The CUCC congregation, which for years has prided itself on openness and inclusiveness, was thrilled.
“We were just blown away,” CUCC moderator and lay leader Shirley Burns said.
Ms. Burns noted the congregation was interested in how a duo of senior pastors could work out a single sermon. But in the end, it worked just fine.
“When they preached, it was seamless,” she said. “One began, and the other popped up and it was all tied together.”
The congregation enthusiastically voted the couple in on July 31, and their first day on the job was August 22. They are currently trying to figure out their office spaces—both Ms. Strickland and Mr. Buchholz are in separate offices, but they are thinking about opening up a closed-off connecting doorway to join the rooms together.
Ms. Burns noted the couple has indicated they have plans to be at CUCC for the long run.
“[It is] very exciting for us. That’s what we have been looking for for a while,” she added.

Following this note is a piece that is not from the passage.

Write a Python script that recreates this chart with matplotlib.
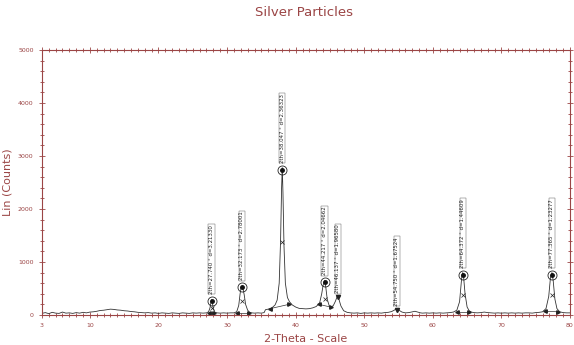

The couple will debut their first sermon as senior pastors on Sunday, August 26.bvc
“The first [sermon series] we’re starting is something called ‘That’s in the Bible?’” Mr. Buchholz said. “It’s full of shocking, mystifying, obscure stories that really seem like they shouldn’t be in the Bible at all, and kind of wrestling with what their place in the text is and how you deal with stories like that.”
Mr. Buchholz and Ms. Strickland will also talk about acceptance of transgender people within the church, touching upon a passage in the book of Isaiah that “eunuchs,” foreigners and anyone willing to enter the presence of god is allowed in the church.
“We just want to invite the community into a future of change and excitement and new things are on the horizon,” Mr. Buchholz said.
Ms. Burns said that Ms. Strickland and Mr. Buchholz’s fresh ideas and enthusiasm would allow the church to branch out to a larger part of the community. Ms. Strickland noted the couple is excited to go out into the community, meet people and become civically involved in Claremont.
The warm reception at CUCC has been a great start so far.
“Everyone is just making us feel so welcome,” Ms. Strickland said.